On Friday, my teaching partner and I had this great plan. After some movement activities in the Music Room with one of my prep coverage teachers, we were going to come back to the classroom, have a quick Brain Break, and then I would do a short mini-lesson extending some learning from the morning. The children would then transition to playing, and hopefully, use some of the information from our mini-lesson as they made their play decisions for the afternoon. Sometimes the best laid plans do not work out as expected.
In the middle of my prep, my partner brought a student back to the classroom to go to the washroom, and said, “I think we need to reconsider what happens next. The children have been sitting for 30 minutes now listening to a story. They’re really struggling, and they need to move. What if we go outside to our outdoor classroom instead?” Listening to her feedback, we decided to change our plans. When the students returned from music, we would walk them right to the coatroom to get their coats, and then head outside. This is exactly what we did!

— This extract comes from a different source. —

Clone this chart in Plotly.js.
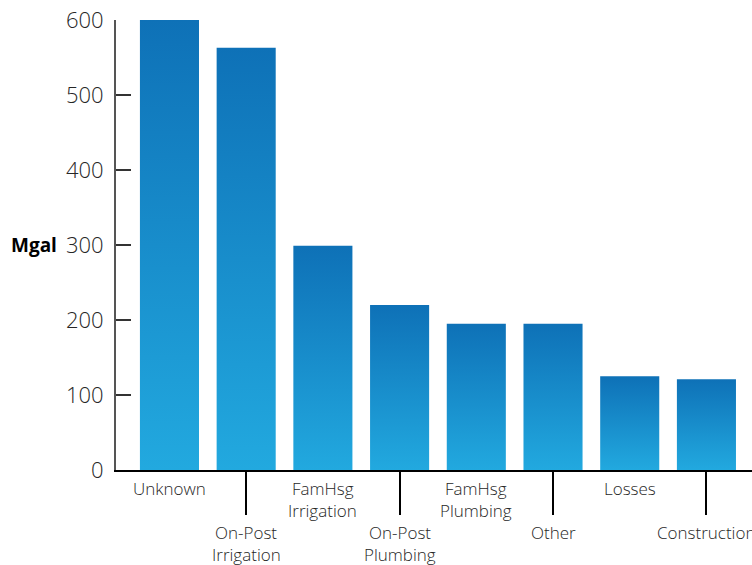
<!DOCTYPE html>
<html>
<head>
<meta charset="utf-8">
<script src="https://cdn.plot.ly/plotly-3.0.1.min.js"></script>
<style>
  html, body { margin: 0; padding: 0; background: #fff; }
  #chart { width: 752px; height: 565px; }
</style>
</head>
<body>
<div id="chart"></div>
<script>
// Water use by category, in million gallons
const categories = ['Unknown', 'On-Post Irrigation', 'FamHsg Irrigation', 'On-Post Plumbing',
                    'FamHsg Plumbing', 'Other', 'Losses', 'Construction'];
const volumesMgal = [600, 563, 299, 220, 195, 195, 125, 121];
const yTicks = [0, 100, 200, 300, 400, 500, 600];
const yAxisLabel = 'Mgal';

const FONT = '"Open Sans", "DejaVu Sans", sans-serif';

// Category labels alternate between an upper and a lower row;
// the lower row hangs from a long tick mark.
const lowerRow = categories.filter((c, i) => i % 2 === 1);

const annotations = [];
categories.forEach((cat, i) => {
  const row = i % 2;
  cat.split(' ').forEach((line, j) => {
    annotations.push({
      x: i, xref: 'x', y: 0, yref: 'paper',
      text: line, showarrow: false,
      xanchor: 'center', yanchor: 'middle',
      yshift: -(18 + row * 44 + j * 22),
      font: { family: FONT, size: 17, color: '#262626', weight: 300 }
    });
  });
});
annotations.push({
  x: 0, xref: 'paper', y: 300, yref: 'y',
  text: '<b>' + yAxisLabel + '</b>', showarrow: false,
  xanchor: 'right', yanchor: 'middle', xshift: -57,
  font: { family: FONT, size: 19, color: '#000' }
});

const trace = {
  type: 'bar',
  x: categories,
  y: volumesMgal,
  width: 0.77,
  marker: { color: '#1888c8', line: { width: 0 } },
  hoverinfo: 'x+y'
};

const layout = {
  width: 752, height: 565,
  margin: { l: 116, r: 0, t: 20, b: 95, pad: 0 },
  paper_bgcolor: '#fff', plot_bgcolor: '#fff',
  showlegend: false,
  bargap: 0.23,
  xaxis: {
    type: 'category',
    range: [-0.697, 7.594],
    showline: true, linecolor: '#000', linewidth: 2,
    showgrid: false, zeroline: false,
    tickmode: 'array', tickvals: lowerRow,
    ticks: 'outside', ticklen: 43, tickwidth: 2, tickcolor: '#000',
    showticklabels: false
  },
  yaxis: {
    range: [0, 600],
    showline: true, linecolor: '#555', linewidth: 2,
    showgrid: false, zeroline: false,
    tickmode: 'array', tickvals: yTicks,
    ticks: 'inside', ticklen: 15, tickwidth: 2, tickcolor: '#333',
    ticklabelstandoff: 6,
    tickfont: { family: FONT, size: 22, color: '#262626', weight: 300 }
  },
  annotations: annotations
};

Plotly.newPlot('chart', [trace], layout, { staticPlot: true, displayModeBar: false }).then(gd => {
  // Per-bar vertical gradient: dark blue at the top, light blue at the base
  const svg = gd.querySelector('svg.main-svg');
  const ns = 'http://www.w3.org/2000/svg';
  let defs = svg.querySelector('defs');
  if (!defs) { defs = document.createElementNS(ns, 'defs'); svg.insertBefore(defs, svg.firstChild); }
  const grad = document.createElementNS(ns, 'linearGradient');
  grad.setAttribute('id', 'barGradient');
  grad.setAttribute('x1', '0'); grad.setAttribute('y1', '0');
  grad.setAttribute('x2', '0'); grad.setAttribute('y2', '1');
  [['0', '#0e71b7'], ['1', '#22a9df']].forEach(([off, col]) => {
    const s = document.createElementNS(ns, 'stop');
    s.setAttribute('offset', off);
    s.setAttribute('stop-color', col);
    grad.appendChild(s);
  });
  defs.appendChild(grad);
  gd.querySelectorAll('.trace.bars .point path').forEach(p => {
    p.style.fill = 'url(#barGradient)';
  });
});
</script>
</body>
</html>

It was very interesting to watch the students outside.
- Some children started digging in the mud and creating their own make believe Wombat Stew: in follow-up to a favourite book that we’ve read together in class.
- Some children set-up an obstacle course using pieces of wood and tree stumps, and took turns going through the course.
- Some children engaged in dramatic play using a dollhouse and some dollhouse figures.
- Some children went digging for worms, found some, and then tried to create different worm habitats.
- Some children drew and wrote on the chalkboard, and even connected this drawing and writing to some of their dramatic play.
- Some children created their own basketball game with three balls and a bucket for a hoop.
- And some children played a very intense game of tag, where they ran around the back play area at least 40 times.
While the play was very diverse, and at times quite loud, it also met each child’s needs. This outdoor time was a necessity, and watching the students run, talk, and scream at times, made me realize that there was no way our initial plan would have worked.
When my teaching partner returned from her lunch and I went out for duty, she transitioned the children inside, did a short, but she said, “highly productive” Brain Break, and then read the students a children’s story about Vincent Van Gogh. The students were ready to listen at this time, and eager participated in a follow-up discussion connected to an artist that we had already started to explore together. I walked back into the classroom after my 40 minute duty, and I couldn’t believe how calm it felt in there.
It was a Friday afternoon, and all of the children were engaged in play and building on the learning from the morning. Students took the ideas from Van Gogh’s book, and even started to discuss their own works of art and title them, just as Van Gogh used to do. This was some of our best playing so far this year, and both the process and products were amazing. Why? Because we listened to the students, responded to their needs, changed our plans, and provided our mini-lesson when children were truly ready to learn.
Thinking back now, I realize the number of times that I would have stuck with my initial plan and probably struggled throughout the process. The students would have been disengaged. They likely would have been loud and disruptive. The afternoon play would have been problematic. And I would have felt frustrated: likely only exacerbating the problems with my own dysregulation.
We’re educators, and we’re used to planning. We like to feel organized, and both routines and organization are good for kids. But when children are telling us what they need — and their needs vary from our initial plans — do we listen to them? If we don’t, what impact might this have on all of us? How do we become more comfortable in shifting our plans? As hard as it may be, maybe if we truly want a calm environment, sometimes we have to “let things go,” and follow the lead of the child … wherever that lead may take us.